- Description of the task: Repeat each record exactly. Any picture gets left out.

- Recorded information:
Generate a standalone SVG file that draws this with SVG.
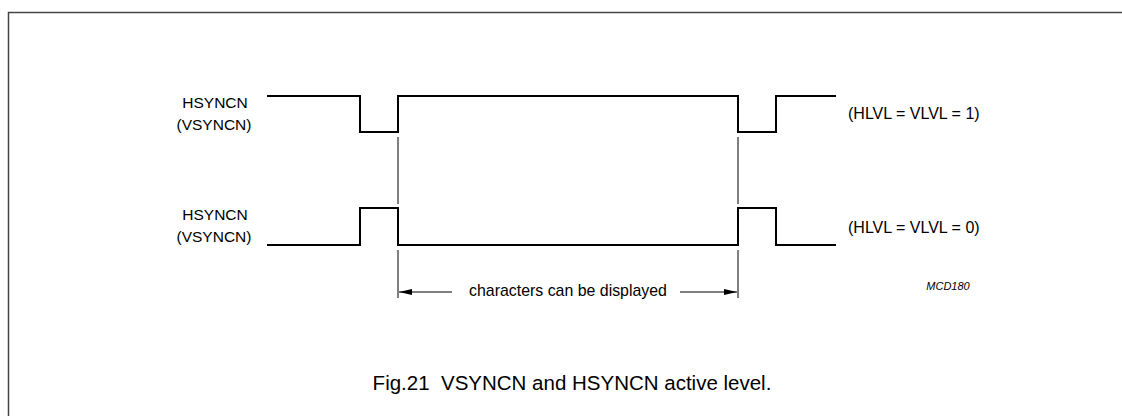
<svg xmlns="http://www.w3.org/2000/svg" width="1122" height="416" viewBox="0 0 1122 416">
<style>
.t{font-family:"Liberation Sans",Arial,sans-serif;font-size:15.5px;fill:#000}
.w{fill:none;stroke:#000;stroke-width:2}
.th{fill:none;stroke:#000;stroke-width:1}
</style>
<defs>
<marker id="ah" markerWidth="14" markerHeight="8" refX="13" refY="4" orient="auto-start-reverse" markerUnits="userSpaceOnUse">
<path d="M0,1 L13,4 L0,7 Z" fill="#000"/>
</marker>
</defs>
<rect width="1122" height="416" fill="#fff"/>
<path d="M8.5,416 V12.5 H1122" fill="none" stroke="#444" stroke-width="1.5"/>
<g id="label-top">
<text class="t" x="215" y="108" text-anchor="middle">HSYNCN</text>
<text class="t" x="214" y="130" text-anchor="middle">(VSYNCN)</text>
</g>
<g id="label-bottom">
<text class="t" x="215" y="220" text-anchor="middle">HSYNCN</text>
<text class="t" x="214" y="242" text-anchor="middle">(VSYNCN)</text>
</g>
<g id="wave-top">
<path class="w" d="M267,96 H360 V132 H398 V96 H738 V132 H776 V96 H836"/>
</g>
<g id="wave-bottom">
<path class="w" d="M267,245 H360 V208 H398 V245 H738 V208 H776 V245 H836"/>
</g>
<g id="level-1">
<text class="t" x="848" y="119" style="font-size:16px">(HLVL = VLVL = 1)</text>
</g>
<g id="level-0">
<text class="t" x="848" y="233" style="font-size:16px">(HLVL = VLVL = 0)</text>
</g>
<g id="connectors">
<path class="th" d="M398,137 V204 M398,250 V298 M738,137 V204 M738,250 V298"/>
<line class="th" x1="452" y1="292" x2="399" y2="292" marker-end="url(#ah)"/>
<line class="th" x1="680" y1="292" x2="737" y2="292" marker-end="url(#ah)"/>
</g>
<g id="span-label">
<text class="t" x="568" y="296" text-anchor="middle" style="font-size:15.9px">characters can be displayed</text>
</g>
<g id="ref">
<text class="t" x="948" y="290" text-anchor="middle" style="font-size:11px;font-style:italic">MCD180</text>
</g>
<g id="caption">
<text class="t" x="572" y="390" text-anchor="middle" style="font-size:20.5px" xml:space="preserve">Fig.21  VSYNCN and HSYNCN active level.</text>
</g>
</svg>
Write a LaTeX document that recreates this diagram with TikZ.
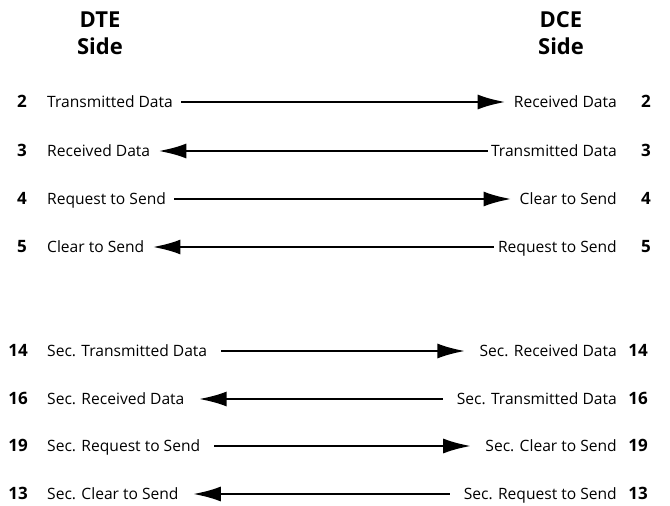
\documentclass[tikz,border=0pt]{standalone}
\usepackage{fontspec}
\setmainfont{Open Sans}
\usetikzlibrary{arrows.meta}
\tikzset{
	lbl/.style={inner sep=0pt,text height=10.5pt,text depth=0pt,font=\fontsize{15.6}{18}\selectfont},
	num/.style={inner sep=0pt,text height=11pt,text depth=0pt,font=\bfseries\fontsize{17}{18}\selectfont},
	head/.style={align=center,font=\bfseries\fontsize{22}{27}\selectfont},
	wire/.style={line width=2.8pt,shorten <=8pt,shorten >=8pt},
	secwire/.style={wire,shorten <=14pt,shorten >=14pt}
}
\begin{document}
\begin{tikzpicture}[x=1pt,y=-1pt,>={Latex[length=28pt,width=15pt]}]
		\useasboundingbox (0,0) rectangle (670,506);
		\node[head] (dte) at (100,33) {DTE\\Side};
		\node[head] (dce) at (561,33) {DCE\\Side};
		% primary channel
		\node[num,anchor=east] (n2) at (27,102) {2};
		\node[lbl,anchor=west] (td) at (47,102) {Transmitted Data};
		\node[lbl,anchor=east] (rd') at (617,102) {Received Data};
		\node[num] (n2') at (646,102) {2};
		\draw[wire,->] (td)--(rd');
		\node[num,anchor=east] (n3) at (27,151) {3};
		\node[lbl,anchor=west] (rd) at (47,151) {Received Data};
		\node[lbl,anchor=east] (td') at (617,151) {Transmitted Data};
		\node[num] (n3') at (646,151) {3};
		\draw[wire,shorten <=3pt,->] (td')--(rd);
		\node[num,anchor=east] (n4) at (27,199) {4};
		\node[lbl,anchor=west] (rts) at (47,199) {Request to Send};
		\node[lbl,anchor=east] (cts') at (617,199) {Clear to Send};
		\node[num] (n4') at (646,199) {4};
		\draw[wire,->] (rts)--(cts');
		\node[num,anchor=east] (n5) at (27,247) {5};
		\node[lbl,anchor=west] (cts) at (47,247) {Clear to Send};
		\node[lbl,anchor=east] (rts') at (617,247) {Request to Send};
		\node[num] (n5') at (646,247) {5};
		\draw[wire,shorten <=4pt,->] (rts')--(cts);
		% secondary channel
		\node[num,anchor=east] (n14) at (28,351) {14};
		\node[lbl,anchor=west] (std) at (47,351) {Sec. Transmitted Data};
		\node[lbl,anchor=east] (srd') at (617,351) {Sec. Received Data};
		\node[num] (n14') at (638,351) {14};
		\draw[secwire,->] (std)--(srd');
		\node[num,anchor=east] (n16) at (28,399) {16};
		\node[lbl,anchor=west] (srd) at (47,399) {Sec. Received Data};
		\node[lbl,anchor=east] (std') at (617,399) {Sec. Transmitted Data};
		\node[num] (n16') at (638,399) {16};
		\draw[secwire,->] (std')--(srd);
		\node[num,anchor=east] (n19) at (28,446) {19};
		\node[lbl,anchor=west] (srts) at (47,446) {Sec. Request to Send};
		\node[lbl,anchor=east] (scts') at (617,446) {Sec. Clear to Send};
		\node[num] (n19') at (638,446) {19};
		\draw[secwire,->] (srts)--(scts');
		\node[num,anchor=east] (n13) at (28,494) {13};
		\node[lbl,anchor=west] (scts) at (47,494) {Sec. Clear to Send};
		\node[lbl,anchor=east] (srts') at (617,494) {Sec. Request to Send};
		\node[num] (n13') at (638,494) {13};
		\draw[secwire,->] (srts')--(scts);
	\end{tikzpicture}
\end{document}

- Correct result:
Generate a standalone SVG file that draws this with SVG.
<svg xmlns="http://www.w3.org/2000/svg" width="1122" height="416" viewBox="0 0 1122 416">
<style>
.t{font-family:"Liberation Sans",Arial,sans-serif;font-size:15.5px;fill:#000}
.w{fill:none;stroke:#000;stroke-width:2}
.th{fill:none;stroke:#000;stroke-width:1}
</style>
<defs>
<marker id="ah" markerWidth="14" markerHeight="8" refX="13" refY="4" orient="auto-start-reverse" markerUnits="userSpaceOnUse">
<path d="M0,1 L13,4 L0,7 Z" fill="#000"/>
</marker>
</defs>
<rect width="1122" height="416" fill="#fff"/>
<path d="M8.5,416 V12.5 H1122" fill="none" stroke="#444" stroke-width="1.5"/>
<g id="label-top">
<text class="t" x="215" y="108" text-anchor="middle">HSYNCN</text>
<text class="t" x="214" y="130" text-anchor="middle">(VSYNCN)</text>
</g>
<g id="label-bottom">
<text class="t" x="215" y="220" text-anchor="middle">HSYNCN</text>
<text class="t" x="214" y="242" text-anchor="middle">(VSYNCN)</text>
</g>
<g id="wave-top">
<path class="w" d="M267,96 H360 V132 H398 V96 H738 V132 H776 V96 H836"/>
</g>
<g id="wave-bottom">
<path class="w" d="M267,245 H360 V208 H398 V245 H738 V208 H776 V245 H836"/>
</g>
<g id="level-1">
<text class="t" x="848" y="119" style="font-size:16px">(HLVL = VLVL = 1)</text>
</g>
<g id="level-0">
<text class="t" x="848" y="233" style="font-size:16px">(HLVL = VLVL = 0)</text>
</g>
<g id="connectors">
<path class="th" d="M398,137 V204 M398,250 V298 M738,137 V204 M738,250 V298"/>
<line class="th" x1="452" y1="292" x2="399" y2="292" marker-end="url(#ah)"/>
<line class="th" x1="680" y1="292" x2="737" y2="292" marker-end="url(#ah)"/>
</g>
<g id="span-label">
<text class="t" x="568" y="296" text-anchor="middle" style="font-size:15.9px">characters can be displayed</text>
</g>
<g id="ref">
<text class="t" x="948" y="290" text-anchor="middle" style="font-size:11px;font-style:italic">MCD180</text>
</g>
<g id="caption">
<text class="t" x="572" y="390" text-anchor="middle" style="font-size:20.5px" xml:space="preserve">Fig.21  VSYNCN and HSYNCN active level.</text>
</g>
</svg>
Write a LaTeX document that recreates this diagram with TikZ.
\documentclass[tikz,border=0pt]{standalone}
\usepackage{fontspec}
\setmainfont{Open Sans}
\usetikzlibrary{arrows.meta}
\tikzset{
	lbl/.style={inner sep=0pt,text height=10.5pt,text depth=0pt,font=\fontsize{15.6}{18}\selectfont},
	num/.style={inner sep=0pt,text height=11pt,text depth=0pt,font=\bfseries\fontsize{17}{18}\selectfont},
	head/.style={align=center,font=\bfseries\fontsize{22}{27}\selectfont},
	wire/.style={line width=2.8pt,shorten <=8pt,shorten >=8pt},
	secwire/.style={wire,shorten <=14pt,shorten >=14pt}
}
\begin{document}
\begin{tikzpicture}[x=1pt,y=-1pt,>={Latex[length=28pt,width=15pt]}]
		\useasboundingbox (0,0) rectangle (670,506);
		\node[head] (dte) at (100,33) {DTE\\Side};
		\node[head] (dce) at (561,33) {DCE\\Side};
		% primary channel
		\node[num,anchor=east] (n2) at (27,102) {2};
		\node[lbl,anchor=west] (td) at (47,102) {Transmitted Data};
		\node[lbl,anchor=east] (rd') at (617,102) {Received Data};
		\node[num] (n2') at (646,102) {2};
		\draw[wire,->] (td)--(rd');
		\node[num,anchor=east] (n3) at (27,151) {3};
		\node[lbl,anchor=west] (rd) at (47,151) {Received Data};
		\node[lbl,anchor=east] (td') at (617,151) {Transmitted Data};
		\node[num] (n3') at (646,151) {3};
		\draw[wire,shorten <=3pt,->] (td')--(rd);
		\node[num,anchor=east] (n4) at (27,199) {4};
		\node[lbl,anchor=west] (rts) at (47,199) {Request to Send};
		\node[lbl,anchor=east] (cts') at (617,199) {Clear to Send};
		\node[num] (n4') at (646,199) {4};
		\draw[wire,->] (rts)--(cts');
		\node[num,anchor=east] (n5) at (27,247) {5};
		\node[lbl,anchor=west] (cts) at (47,247) {Clear to Send};
		\node[lbl,anchor=east] (rts') at (617,247) {Request to Send};
		\node[num] (n5') at (646,247) {5};
		\draw[wire,shorten <=4pt,->] (rts')--(cts);
		% secondary channel
		\node[num,anchor=east] (n14) at (28,351) {14};
		\node[lbl,anchor=west] (std) at (47,351) {Sec. Transmitted Data};
		\node[lbl,anchor=east] (srd') at (617,351) {Sec. Received Data};
		\node[num] (n14') at (638,351) {14};
		\draw[secwire,->] (std)--(srd');
		\node[num,anchor=east] (n16) at (28,399) {16};
		\node[lbl,anchor=west] (srd) at (47,399) {Sec. Received Data};
		\node[lbl,anchor=east] (std') at (617,399) {Sec. Transmitted Data};
		\node[num] (n16') at (638,399) {16};
		\draw[secwire,->] (std')--(srd);
		\node[num,anchor=east] (n19) at (28,446) {19};
		\node[lbl,anchor=west] (srts) at (47,446) {Sec. Request to Send};
		\node[lbl,anchor=east] (scts') at (617,446) {Sec. Clear to Send};
		\node[num] (n19') at (638,446) {19};
		\draw[secwire,->] (srts)--(scts');
		\node[num,anchor=east] (n13) at (28,494) {13};
		\node[lbl,anchor=west] (scts) at (47,494) {Sec. Clear to Send};
		\node[lbl,anchor=east] (srts') at (617,494) {Sec. Request to Send};
		\node[num] (n13') at (638,494) {13};
		\draw[secwire,->] (srts')--(scts);
	\end{tikzpicture}
\end{document}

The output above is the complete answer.